While the original complaint does not discuss the sale or advertisement of Defendant's policies, it asserts that Defendant "fraudulently" and "consciously pursued a course of conduct knowing that it created a substantial risk of significant harm to others" when it did not provide payment in full for "items that should have been paid for or covered by the Policies." (Doc. 1-3 at 10.) This claim arises out of the same conduct as Defendant's alleged distribution of "sales material or statements misrepresenting the terms of the policy issued" (Doc. 1-3 at 516) in that both alleged that the policy was advertised as providing greater coverage benefits than Plaintiffs ultimately received.
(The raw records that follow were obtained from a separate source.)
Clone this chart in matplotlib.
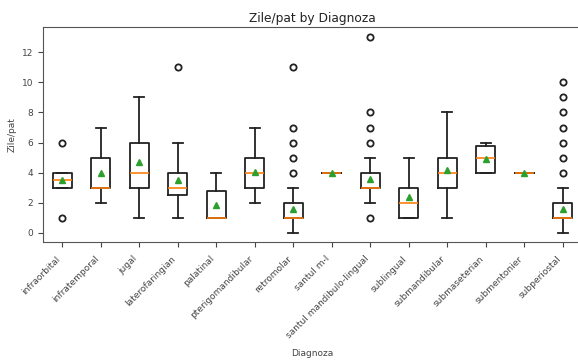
import matplotlib
matplotlib.use("Agg")
import matplotlib.pyplot as plt

categories = ["infraorbital", "infratemporal", "jugal", "laterofaringian", "palatinal",
              "pterigomandibular", "retromolar", "santul m-l", "santul mandibulo-lingual",
              "sublingual", "submandibular", "submaseterian", "submentonier", "subperiostal"]
q1 = [3, 3, 3, 2.5, 1, 3, 1, 4, 3, 1, 3, 4, 4, 1]
med = [3.5, 3, 4, 3, 1, 4, 1, 4, 3, 2, 4, 5, 4, 1]
q3 = [4, 5, 6, 4, 2.75, 5, 2, 4, 4, 3, 5, 5.75, 4, 2]
whislo = [3, 2, 1, 1, 1, 2, 0, 4, 2, 1, 1, 4, 4, 0]
whishi = [4, 7, 9, 6, 4, 7, 3, 4, 5, 5, 8, 6, 4, 3]
means = [3.5, 4.0, 4.7, 3.5, 1.82, 4.06, 1.6, 4.0, 3.55, 2.4, 4.15, 4.92, 4.0, 1.6]
fliers = [[1, 6], [], [], [11], [], [], [4, 5, 6, 7, 11], [], [1, 6, 7, 8, 13],
          [], [], [], [], [4, 5, 6, 7, 8, 9, 10]]

stats = []
for i, name in enumerate(categories):
    stats.append(dict(label=name, q1=q1[i], med=med[i], q3=q3[i], whislo=whislo[i],
                      whishi=whishi[i], mean=means[i], fliers=fliers[i]))

fig = plt.figure(figsize=(5.78, 3.6), dpi=100)
ax = fig.add_axes([43 / 578, 1 - 242.3 / 360, (582 - 43) / 578, (242.3 - 27.3) / 360])
ax.bxp(stats, showmeans=True,
       boxprops=dict(color="#222222", linewidth=1.3),
       whiskerprops=dict(color="#222222", linewidth=1.3),
       capprops=dict(color="#222222", linewidth=1.3),
       medianprops=dict(color="#ff7f0e", linewidth=1.2),
       meanprops=dict(marker="^", markerfacecolor="#2ca02c", markeredgecolor="#2ca02c", markersize=5),
       flierprops=dict(marker="o", markerfacecolor="none", markeredgecolor="#222222",
                       markersize=4.5, markeredgewidth=1.3))
ax.set_ylim(-0.64, 13.67)
ax.set_yticks([0, 2, 4, 6, 8, 10, 12])
ax.tick_params(labelsize=6.5, colors="#444444")
ax.tick_params(axis="x", pad=5)
plt.setp(ax.get_xticklabels(), rotation=45, ha="right")
ax.set_title("Zile/pat by Diagnoza", fontsize=8.8, color="#222222", pad=4)
ax.set_ylabel("Zile/pat", fontsize=6.5, color="#444444")
ax.set_xlabel("Diagnoza", fontsize=6.5, color="#444444", labelpad=6)
for s in ax.spines.values():
    s.set_color("#555555")
ax.spines["right"].set_visible(False)
fig.savefig("out.png", dpi=100)
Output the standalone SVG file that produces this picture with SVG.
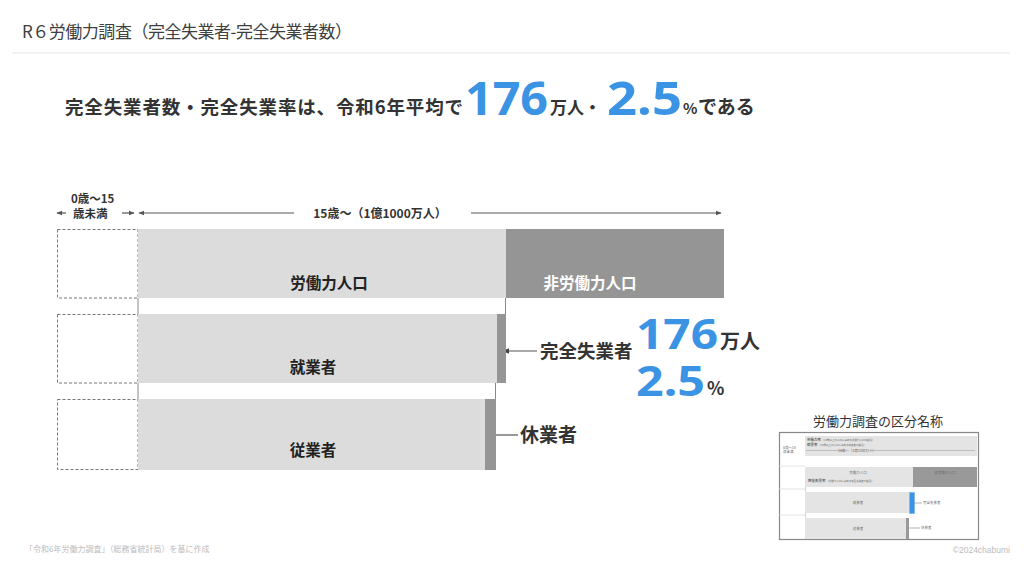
<svg xmlns="http://www.w3.org/2000/svg" width="1024" height="576" viewBox="0 0 1024 576">
<style>
.jp{font-family:"Noto Sans CJK JP","Noto Sans",sans-serif}
.b{font-weight:bold}
.num{font-family:"Noto Sans","Liberation Sans",sans-serif;font-weight:bold;fill:#3b93e3}
.lg{fill:#dcdcdc}
.dg{fill:#959595}
.dash{fill:#fff;stroke:#777;stroke-width:1;stroke-dasharray:3,2}
.conn{stroke:#888;stroke-width:1;fill:none}
.arr{stroke:#555;stroke-width:1.2;fill:none}
.tiny{font-family:"Noto Sans CJK JP",sans-serif;font-size:3.5px;fill:#666}
</style>
<defs>
<marker id="ah" viewBox="0 0 10 10" refX="9" refY="5" markerWidth="6" markerHeight="6" orient="auto-start-reverse">
<path d="M0,1 L10,5 L0,9 z" fill="#444"/>
</marker>
<marker id="ahs" viewBox="0 0 10 10" refX="9" refY="5" markerWidth="5" markerHeight="5" orient="auto-start-reverse">
<path d="M0,1 L10,5 L0,9 z" fill="#555"/>
</marker>
</defs>
<rect width="1024" height="576" fill="#fff"/>

<g id="title">
<text x="22" y="38" class="jp" font-size="17" fill="#404040" textLength="330">R６労働力調査（完全失業者-完全失業者数）</text>
<line x1="12" y1="53" x2="1010" y2="53" stroke="#e6e6e6" stroke-width="1"/>
</g>

<g id="headline">
<text x="65" y="114" class="jp b" font-size="18.5" fill="#333" textLength="398">完全失業者数・完全失業率は、令和6年平均で</text>
<text x="465" y="115" class="num" font-size="46" textLength="83" lengthAdjust="spacingAndGlyphs">176</text>
<text x="550" y="114" class="jp b" font-size="17" fill="#333">万人・</text>
<text x="607" y="115" class="num" font-size="46" textLength="75" lengthAdjust="spacingAndGlyphs">2.5</text>
<text x="683" y="114" class="jp b" font-size="15" fill="#333">%</text>
<text x="698" y="114" class="jp b" font-size="19" fill="#333">である</text>
</g>

<g id="age-axis">
<text x="71" y="203" class="jp b" font-size="11.5" fill="#333">0歳〜15</text>
<text x="73" y="218" class="jp b" font-size="11.5" fill="#333">歳未満</text>
<line x1="66" y1="213" x2="57" y2="213" class="arr" stroke-width="1" marker-end="url(#ahs)"/>
<line x1="122" y1="213" x2="134" y2="213" class="arr" stroke-width="1" marker-end="url(#ahs)"/>
<line x1="294" y1="213" x2="139" y2="213" class="arr" stroke-width="1" marker-end="url(#ahs)"/>
<text x="380" y="218" class="jp b" font-size="12" fill="#333" text-anchor="middle">15歳〜（1億1000万人）</text>
<line x1="471" y1="213" x2="721" y2="213" class="arr" stroke-width="1" marker-end="url(#ahs)"/>
</g>

<g id="connectors">
<line x1="138" y1="298" x2="138" y2="314" class="conn"/>
<line x1="505.5" y1="298" x2="505.5" y2="314" class="conn"/>
<line x1="138" y1="383" x2="138" y2="399" class="conn"/>
<line x1="495.5" y1="383" x2="495.5" y2="399" class="conn"/>
<line x1="537" y1="351" x2="503" y2="351" class="arr" marker-end="url(#ah)"/>
<line x1="518" y1="435" x2="488" y2="435" class="arr" marker-end="url(#ah)"/>
</g>

<g id="row-population">
<rect x="57.5" y="229.5" width="80.5" height="68.5" class="dash"/>
<rect x="138" y="229" width="368" height="69" class="lg"/>
<rect x="506" y="229" width="218" height="69" class="dg"/>
<text x="329" y="289" class="jp b" font-size="15.5" fill="#222" text-anchor="middle">労働力人口</text>
<text x="590" y="289" class="jp b" font-size="15.5" fill="#fff" text-anchor="middle">非労働力人口</text>
</g>

<g id="row-labor">
<rect x="57.5" y="314.5" width="80.5" height="68.5" class="dash"/>
<rect x="138" y="314" width="359" height="69" class="lg"/>
<rect x="497" y="314" width="9" height="69" class="dg"/>
<text x="313" y="373" class="jp b" font-size="15.5" fill="#222" text-anchor="middle">就業者</text>
</g>

<g id="unemployed-label">
<text x="540" y="358" class="jp b" font-size="18.5" fill="#333">完全失業者</text>
<text x="636" y="349" class="num" font-size="42" textLength="82" lengthAdjust="spacingAndGlyphs">176</text>
<text x="720" y="349" class="jp b" font-size="20" fill="#333">万人</text>
<text x="636" y="396" class="num" font-size="42" textLength="69" lengthAdjust="spacingAndGlyphs">2.5</text>
<text x="707" y="395" class="jp b" font-size="18" fill="#333">%</text>
</g>

<g id="row-employed">
<rect x="57.5" y="399.5" width="80.5" height="70" class="dash"/>
<rect x="138" y="399" width="347" height="71" class="lg"/>
<rect x="485" y="399" width="11" height="71" class="dg"/>
<text x="313" y="456" class="jp b" font-size="15.5" fill="#222" text-anchor="middle">従業者</text>
<text x="520" y="442" class="jp b" font-size="19" fill="#333">休業者</text>
</g>

<g id="thumbnail">
<text x="878" y="426" class="jp" font-size="13" fill="#333" text-anchor="middle">労働力調査の区分名称</text>
<rect x="779.5" y="432.5" width="199" height="107" fill="#fff" stroke="#888" stroke-width="1.2"/>
<rect x="805" y="436" width="172" height="20" fill="#e4e4e4"/>
<text x="807" y="441" class="tiny" font-weight="bold">労働力率 <tspan font-weight="normal" font-size="2.5">（15歳以上の人口に占める労働力人口の割合）</tspan></text>
<text x="807" y="446" class="tiny" font-weight="bold">就業率 <tspan font-weight="normal" font-size="2.5">（15歳以上の人口に占める就業者の割合）</tspan></text>
<text x="783" y="449" class="tiny" font-size="3">0歳〜15</text>
<text x="783" y="453" class="tiny" font-size="3">歳未満</text>
<line x1="806" y1="450.5" x2="845" y2="450.5" stroke="#999" stroke-width="0.5"/>
<text x="857" y="451.5" class="tiny" font-size="3" text-anchor="middle">15歳〜（1億1000万人）</text>
<line x1="870" y1="450.5" x2="975" y2="450.5" stroke="#999" stroke-width="0.5"/>
<line x1="779" y1="466" x2="805" y2="466" stroke="#ddd" stroke-width="0.8"/>
<rect x="805" y="467" width="108" height="20" fill="#e4e4e4"/>
<rect x="913" y="467" width="64" height="20" fill="#999"/>
<text x="858" y="474" class="tiny" text-anchor="middle">労働力人口</text>
<text x="808" y="482" class="tiny" font-weight="bold">完全失業率 <tspan font-weight="normal" font-size="2.5">（労働力人口に占める完全失業者の割合）</tspan></text>
<text x="945" y="474" class="tiny" fill="#eee" text-anchor="middle">非労働力人口</text>
<line x1="779" y1="489" x2="805" y2="489" stroke="#ddd" stroke-width="0.8"/>
<line x1="805.5" y1="487" x2="805.5" y2="492" stroke="#aaa" stroke-width="0.5"/>
<rect x="805" y="492" width="104" height="21" fill="#e4e4e4"/>
<rect x="909.5" y="492.5" width="5" height="21" fill="#3b93e3" stroke="#7fb6ea" stroke-width="0.8"/>
<text x="858" y="504" class="tiny" text-anchor="middle">就業者</text>
<line x1="914" y1="503" x2="922" y2="503" stroke="#666" stroke-width="0.5"/>
<text x="923" y="504" class="tiny">完全失業者</text>
<line x1="779" y1="515" x2="805" y2="515" stroke="#ddd" stroke-width="0.8"/>
<line x1="805.5" y1="513" x2="805.5" y2="518" stroke="#aaa" stroke-width="0.5"/>
<rect x="805" y="518" width="101" height="21" fill="#e4e4e4"/>
<rect x="906" y="518" width="3" height="21" fill="#999"/>
<text x="858" y="530" class="tiny" text-anchor="middle">従業者</text>
<line x1="909" y1="528" x2="920" y2="528" stroke="#666" stroke-width="0.5"/>
<text x="921" y="529" class="tiny">休業者</text>
</g>

<g id="footer">
<text x="25" y="552" class="jp" font-size="8" fill="#bbb">「令和6年労働力調査」（総務省統計局）を基に作成</text>
<text x="1010" y="553" font-family="Liberation Sans, sans-serif" font-size="8.5" fill="#bbb" text-anchor="end">©2024chabumi</text>
</g>
</svg>
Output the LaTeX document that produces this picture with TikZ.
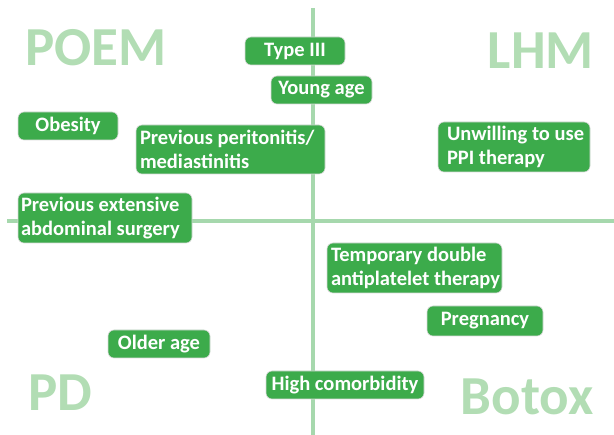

Because the original and amended complaints arise out of a common scheme, the Court finds that the amended complaint relates back to the original complaint. The A.R.S. § 20-443 claim is therefore not time-barred, and Defendant's motion is denied as to Count IV.
Plaintiffs plausibly allege that they did not receive the benefits promised in their contracts with Defendant. Plaintiffs also plausibly allege that Defendant made misrepresentations in the sale or advertisement of its policies. Finally, Plaintiffs claim under A.R.S. § 20-443 is not time-barred because Plaintiffs' original and amended complaints arise out of a common scheme.